> SOURCE EXCERPT
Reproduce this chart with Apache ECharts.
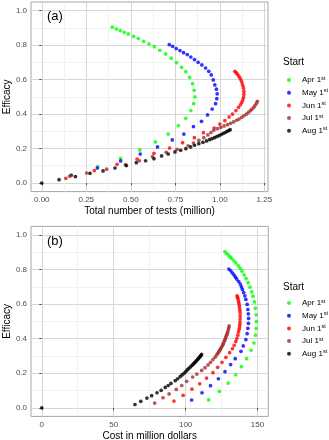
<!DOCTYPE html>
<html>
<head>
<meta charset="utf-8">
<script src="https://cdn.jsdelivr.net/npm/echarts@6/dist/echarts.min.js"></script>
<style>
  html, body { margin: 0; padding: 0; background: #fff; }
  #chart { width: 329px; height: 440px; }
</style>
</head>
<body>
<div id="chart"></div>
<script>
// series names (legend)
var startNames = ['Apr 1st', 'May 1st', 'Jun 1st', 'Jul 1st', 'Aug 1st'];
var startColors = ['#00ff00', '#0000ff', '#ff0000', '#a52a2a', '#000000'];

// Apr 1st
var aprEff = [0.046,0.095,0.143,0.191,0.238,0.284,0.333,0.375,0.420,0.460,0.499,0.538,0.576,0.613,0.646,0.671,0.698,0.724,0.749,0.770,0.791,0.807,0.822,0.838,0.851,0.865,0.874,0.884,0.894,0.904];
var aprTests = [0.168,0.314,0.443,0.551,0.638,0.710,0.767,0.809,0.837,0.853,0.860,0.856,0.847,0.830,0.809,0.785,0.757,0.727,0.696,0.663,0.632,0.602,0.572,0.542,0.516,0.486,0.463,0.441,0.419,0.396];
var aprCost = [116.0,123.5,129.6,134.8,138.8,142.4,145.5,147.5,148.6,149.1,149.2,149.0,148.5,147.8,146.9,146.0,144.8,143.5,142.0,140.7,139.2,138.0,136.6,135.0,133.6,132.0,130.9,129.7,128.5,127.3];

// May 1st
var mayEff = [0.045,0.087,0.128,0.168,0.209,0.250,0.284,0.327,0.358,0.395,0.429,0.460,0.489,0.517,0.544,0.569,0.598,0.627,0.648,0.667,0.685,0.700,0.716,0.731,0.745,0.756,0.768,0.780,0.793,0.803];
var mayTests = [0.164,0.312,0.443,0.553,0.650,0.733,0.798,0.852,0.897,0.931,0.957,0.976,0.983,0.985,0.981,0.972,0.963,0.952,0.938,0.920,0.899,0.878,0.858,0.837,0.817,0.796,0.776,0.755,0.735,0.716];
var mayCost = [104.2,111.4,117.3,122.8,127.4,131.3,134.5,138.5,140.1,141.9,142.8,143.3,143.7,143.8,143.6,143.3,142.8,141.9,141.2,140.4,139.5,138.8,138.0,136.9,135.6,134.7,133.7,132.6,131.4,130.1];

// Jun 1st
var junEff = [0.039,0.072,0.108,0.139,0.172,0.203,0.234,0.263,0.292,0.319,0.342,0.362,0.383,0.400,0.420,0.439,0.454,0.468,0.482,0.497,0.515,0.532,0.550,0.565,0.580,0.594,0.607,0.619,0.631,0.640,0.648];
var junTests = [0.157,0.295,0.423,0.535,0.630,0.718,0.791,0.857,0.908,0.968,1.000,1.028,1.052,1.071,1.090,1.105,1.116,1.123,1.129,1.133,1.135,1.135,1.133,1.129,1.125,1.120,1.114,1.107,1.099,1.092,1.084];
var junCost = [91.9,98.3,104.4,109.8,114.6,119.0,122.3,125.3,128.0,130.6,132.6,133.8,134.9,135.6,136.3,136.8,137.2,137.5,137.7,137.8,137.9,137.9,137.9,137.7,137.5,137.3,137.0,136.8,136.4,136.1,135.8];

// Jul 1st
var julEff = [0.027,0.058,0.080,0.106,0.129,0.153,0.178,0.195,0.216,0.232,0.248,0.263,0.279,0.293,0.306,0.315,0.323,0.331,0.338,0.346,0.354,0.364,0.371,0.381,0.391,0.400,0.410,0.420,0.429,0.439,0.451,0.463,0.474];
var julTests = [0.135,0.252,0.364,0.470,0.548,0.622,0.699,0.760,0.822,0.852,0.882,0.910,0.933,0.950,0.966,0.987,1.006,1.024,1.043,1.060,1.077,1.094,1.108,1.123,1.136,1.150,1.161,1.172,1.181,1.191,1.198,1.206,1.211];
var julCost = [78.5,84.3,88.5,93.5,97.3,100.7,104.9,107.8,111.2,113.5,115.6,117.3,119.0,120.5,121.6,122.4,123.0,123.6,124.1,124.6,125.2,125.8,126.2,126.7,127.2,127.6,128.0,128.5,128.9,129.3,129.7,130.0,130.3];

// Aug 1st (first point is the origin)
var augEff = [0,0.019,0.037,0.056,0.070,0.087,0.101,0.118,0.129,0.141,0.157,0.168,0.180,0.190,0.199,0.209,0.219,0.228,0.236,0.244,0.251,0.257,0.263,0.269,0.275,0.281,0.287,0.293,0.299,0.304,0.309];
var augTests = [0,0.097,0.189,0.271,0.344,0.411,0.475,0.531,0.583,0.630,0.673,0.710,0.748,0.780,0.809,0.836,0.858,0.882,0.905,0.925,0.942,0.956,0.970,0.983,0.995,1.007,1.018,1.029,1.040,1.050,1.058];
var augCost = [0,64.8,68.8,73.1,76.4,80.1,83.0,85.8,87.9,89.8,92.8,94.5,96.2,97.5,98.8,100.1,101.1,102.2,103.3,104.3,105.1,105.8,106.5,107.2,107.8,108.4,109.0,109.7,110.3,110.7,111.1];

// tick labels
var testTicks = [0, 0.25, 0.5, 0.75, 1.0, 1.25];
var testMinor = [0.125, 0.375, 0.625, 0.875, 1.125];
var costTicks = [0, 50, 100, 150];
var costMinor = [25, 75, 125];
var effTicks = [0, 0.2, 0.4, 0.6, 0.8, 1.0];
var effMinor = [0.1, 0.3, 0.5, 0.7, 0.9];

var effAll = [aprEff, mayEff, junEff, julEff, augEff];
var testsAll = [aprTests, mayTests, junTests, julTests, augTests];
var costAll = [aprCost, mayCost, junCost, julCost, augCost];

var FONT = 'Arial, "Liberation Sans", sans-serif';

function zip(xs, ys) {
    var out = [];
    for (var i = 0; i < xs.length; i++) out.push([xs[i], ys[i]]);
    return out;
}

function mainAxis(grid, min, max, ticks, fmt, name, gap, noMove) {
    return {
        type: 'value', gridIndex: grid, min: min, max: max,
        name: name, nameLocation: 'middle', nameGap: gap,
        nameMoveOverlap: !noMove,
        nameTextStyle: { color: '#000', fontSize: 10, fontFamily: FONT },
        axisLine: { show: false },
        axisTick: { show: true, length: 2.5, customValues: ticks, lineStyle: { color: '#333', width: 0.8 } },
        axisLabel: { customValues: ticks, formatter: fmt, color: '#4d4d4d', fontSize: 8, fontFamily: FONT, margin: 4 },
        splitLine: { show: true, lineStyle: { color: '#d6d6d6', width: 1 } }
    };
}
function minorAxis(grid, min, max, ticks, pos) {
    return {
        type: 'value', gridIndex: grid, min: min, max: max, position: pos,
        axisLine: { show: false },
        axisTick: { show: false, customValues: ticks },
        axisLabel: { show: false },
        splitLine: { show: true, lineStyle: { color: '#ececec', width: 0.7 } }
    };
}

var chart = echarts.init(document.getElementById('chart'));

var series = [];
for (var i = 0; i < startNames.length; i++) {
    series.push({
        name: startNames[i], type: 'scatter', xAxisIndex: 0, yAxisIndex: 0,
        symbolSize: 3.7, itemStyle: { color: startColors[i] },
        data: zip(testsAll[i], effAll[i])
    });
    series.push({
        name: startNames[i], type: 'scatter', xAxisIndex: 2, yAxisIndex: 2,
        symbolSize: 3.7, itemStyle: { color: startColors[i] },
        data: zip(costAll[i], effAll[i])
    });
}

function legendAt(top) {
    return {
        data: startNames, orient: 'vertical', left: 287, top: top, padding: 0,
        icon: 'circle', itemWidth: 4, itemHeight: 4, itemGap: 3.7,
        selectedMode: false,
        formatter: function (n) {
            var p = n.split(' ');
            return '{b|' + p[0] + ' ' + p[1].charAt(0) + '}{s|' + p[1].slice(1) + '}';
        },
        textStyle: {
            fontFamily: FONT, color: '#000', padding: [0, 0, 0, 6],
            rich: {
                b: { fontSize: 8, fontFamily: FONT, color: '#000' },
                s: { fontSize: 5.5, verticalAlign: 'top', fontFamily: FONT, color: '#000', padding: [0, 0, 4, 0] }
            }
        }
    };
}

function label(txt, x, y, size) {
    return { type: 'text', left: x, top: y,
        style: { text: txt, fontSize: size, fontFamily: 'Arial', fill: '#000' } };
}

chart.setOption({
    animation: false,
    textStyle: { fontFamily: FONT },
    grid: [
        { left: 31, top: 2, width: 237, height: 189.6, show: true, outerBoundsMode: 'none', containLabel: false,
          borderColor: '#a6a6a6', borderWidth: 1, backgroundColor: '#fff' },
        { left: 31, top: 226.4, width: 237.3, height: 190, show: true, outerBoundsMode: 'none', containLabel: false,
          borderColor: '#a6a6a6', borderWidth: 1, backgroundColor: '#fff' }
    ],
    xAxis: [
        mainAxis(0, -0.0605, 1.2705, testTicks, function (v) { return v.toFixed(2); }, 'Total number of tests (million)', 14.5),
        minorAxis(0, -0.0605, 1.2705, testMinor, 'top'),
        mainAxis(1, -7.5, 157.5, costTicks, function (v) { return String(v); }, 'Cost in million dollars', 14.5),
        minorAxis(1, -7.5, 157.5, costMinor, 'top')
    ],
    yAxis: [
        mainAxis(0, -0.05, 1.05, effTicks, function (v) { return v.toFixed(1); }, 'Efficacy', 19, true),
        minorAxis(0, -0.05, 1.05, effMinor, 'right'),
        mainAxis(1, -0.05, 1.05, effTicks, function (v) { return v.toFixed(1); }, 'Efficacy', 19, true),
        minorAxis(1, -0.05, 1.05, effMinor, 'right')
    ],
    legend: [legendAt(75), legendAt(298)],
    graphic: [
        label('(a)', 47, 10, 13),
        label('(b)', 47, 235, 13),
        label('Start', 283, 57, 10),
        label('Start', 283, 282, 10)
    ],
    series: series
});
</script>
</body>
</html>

> SHORT EXERCISE
From the top of the listing above, repeat each line exactly until you reach the line containing "['#00ff00', '#0000ff', '#ff0000', '#a52a2a', '#000000'];", and repeat that one too. Leave the pictures out.

> RESULT OF THE EXERCISE
Reproduce this chart with Apache ECharts.
<!DOCTYPE html>
<html>
<head>
<meta charset="utf-8">
<script src="https://cdn.jsdelivr.net/npm/echarts@6/dist/echarts.min.js"></script>
<style>
  html, body { margin: 0; padding: 0; background: #fff; }
  #chart { width: 329px; height: 440px; }
</style>
</head>
<body>
<div id="chart"></div>
<script>
// series names (legend)
var startNames = ['Apr 1st', 'May 1st', 'Jun 1st', 'Jul 1st', 'Aug 1st'];
var startColors = ['#00ff00', '#0000ff', '#ff0000', '#a52a2a', '#000000'];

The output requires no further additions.